What you should do :: Transcribe all of the material exactly. Any picture in it should be left out.

Collected material ::
══════
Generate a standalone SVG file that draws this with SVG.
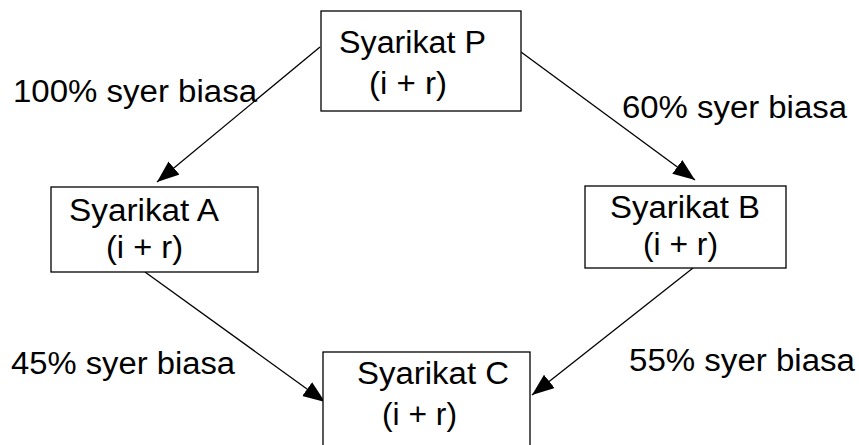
<svg xmlns="http://www.w3.org/2000/svg" width="859" height="445" viewBox="0 0 859 445">
  <style>
    .box { fill: #fff; stroke: #000; stroke-width: 1.3; }
    .lbl { font-family: "Liberation Sans", Arial, sans-serif; font-size: 31px; fill: #000; }
    .edge { stroke: #000; stroke-width: 1.3; fill: none; marker-end: url(#head); }
  </style>
  <defs>
    <marker id="head" markerUnits="userSpaceOnUse" markerWidth="24" markerHeight="18" refX="22" refY="8.5" orient="auto">
      <path d="M0,0 L22,8.5 L0,17 Z" fill="#000"/>
    </marker>
  </defs>

  <g id="connectors">
    <line class="edge" x1="320" y1="47" x2="157" y2="182"/>
    <line class="edge" x1="521" y1="52" x2="695" y2="180"/>
    <line class="edge" x1="145" y1="272" x2="325" y2="402"/>
    <line class="edge" x1="693" y1="268" x2="532" y2="395"/>
  </g>

  <g id="edge-labels">
    <text class="lbl" x="13" y="102" textLength="244" lengthAdjust="spacingAndGlyphs">100% syer biasa</text>
    <text class="lbl" x="622" y="118" textLength="225" lengthAdjust="spacingAndGlyphs">60% syer biasa</text>
    <text class="lbl" x="11" y="374" textLength="224" lengthAdjust="spacingAndGlyphs">45% syer biasa</text>
    <text class="lbl" x="629" y="371" textLength="226" lengthAdjust="spacingAndGlyphs">55% syer biasa</text>
  </g>

  <g id="node-P">
    <rect class="box" x="321" y="11" width="200" height="100"/>
    <text class="lbl" x="339" y="53" textLength="147" lengthAdjust="spacingAndGlyphs">Syarikat P</text>
    <text class="lbl" x="369" y="94" textLength="78" lengthAdjust="spacingAndGlyphs">(i + r)</text>
  </g>

  <g id="node-A">
    <rect class="box" x="51" y="187" width="207" height="85"/>
    <text class="lbl" x="69" y="221" textLength="150" lengthAdjust="spacingAndGlyphs">Syarikat A</text>
    <text class="lbl" x="106" y="258" textLength="77" lengthAdjust="spacingAndGlyphs">(i + r)</text>
  </g>

  <g id="node-B">
    <rect class="box" x="585" y="186" width="201" height="82"/>
    <text class="lbl" x="610" y="218" textLength="150" lengthAdjust="spacingAndGlyphs">Syarikat B</text>
    <text class="lbl" x="643" y="255" textLength="75" lengthAdjust="spacingAndGlyphs">(i + r)</text>
  </g>

  <g id="node-C">
    <rect class="box" x="323" y="352" width="207" height="120"/>
    <text class="lbl" x="357" y="384" textLength="152" lengthAdjust="spacingAndGlyphs">Syarikat C</text>
    <text class="lbl" x="382" y="425" textLength="75" lengthAdjust="spacingAndGlyphs">(i + r)</text>
  </g>
</svg>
══════
Completed task ::
Generate a standalone SVG file that draws this with SVG.
<svg xmlns="http://www.w3.org/2000/svg" width="859" height="445" viewBox="0 0 859 445">
  <style>
    .box { fill: #fff; stroke: #000; stroke-width: 1.3; }
    .lbl { font-family: "Liberation Sans", Arial, sans-serif; font-size: 31px; fill: #000; }
    .edge { stroke: #000; stroke-width: 1.3; fill: none; marker-end: url(#head); }
  </style>
  <defs>
    <marker id="head" markerUnits="userSpaceOnUse" markerWidth="24" markerHeight="18" refX="22" refY="8.5" orient="auto">
      <path d="M0,0 L22,8.5 L0,17 Z" fill="#000"/>
    </marker>
  </defs>

  <g id="connectors">
    <line class="edge" x1="320" y1="47" x2="157" y2="182"/>
    <line class="edge" x1="521" y1="52" x2="695" y2="180"/>
    <line class="edge" x1="145" y1="272" x2="325" y2="402"/>
    <line class="edge" x1="693" y1="268" x2="532" y2="395"/>
  </g>

  <g id="edge-labels">
    <text class="lbl" x="13" y="102" textLength="244" lengthAdjust="spacingAndGlyphs">100% syer biasa</text>
    <text class="lbl" x="622" y="118" textLength="225" lengthAdjust="spacingAndGlyphs">60% syer biasa</text>
    <text class="lbl" x="11" y="374" textLength="224" lengthAdjust="spacingAndGlyphs">45% syer biasa</text>
    <text class="lbl" x="629" y="371" textLength="226" lengthAdjust="spacingAndGlyphs">55% syer biasa</text>
  </g>

  <g id="node-P">
    <rect class="box" x="321" y="11" width="200" height="100"/>
    <text class="lbl" x="339" y="53" textLength="147" lengthAdjust="spacingAndGlyphs">Syarikat P</text>
    <text class="lbl" x="369" y="94" textLength="78" lengthAdjust="spacingAndGlyphs">(i + r)</text>
  </g>

  <g id="node-A">
    <rect class="box" x="51" y="187" width="207" height="85"/>
    <text class="lbl" x="69" y="221" textLength="150" lengthAdjust="spacingAndGlyphs">Syarikat A</text>
    <text class="lbl" x="106" y="258" textLength="77" lengthAdjust="spacingAndGlyphs">(i + r)</text>
  </g>

  <g id="node-B">
    <rect class="box" x="585" y="186" width="201" height="82"/>
    <text class="lbl" x="610" y="218" textLength="150" lengthAdjust="spacingAndGlyphs">Syarikat B</text>
    <text class="lbl" x="643" y="255" textLength="75" lengthAdjust="spacingAndGlyphs">(i + r)</text>
  </g>

  <g id="node-C">
    <rect class="box" x="323" y="352" width="207" height="120"/>
    <text class="lbl" x="357" y="384" textLength="152" lengthAdjust="spacingAndGlyphs">Syarikat C</text>
    <text class="lbl" x="382" y="425" textLength="75" lengthAdjust="spacingAndGlyphs">(i + r)</text>
  </g>
</svg>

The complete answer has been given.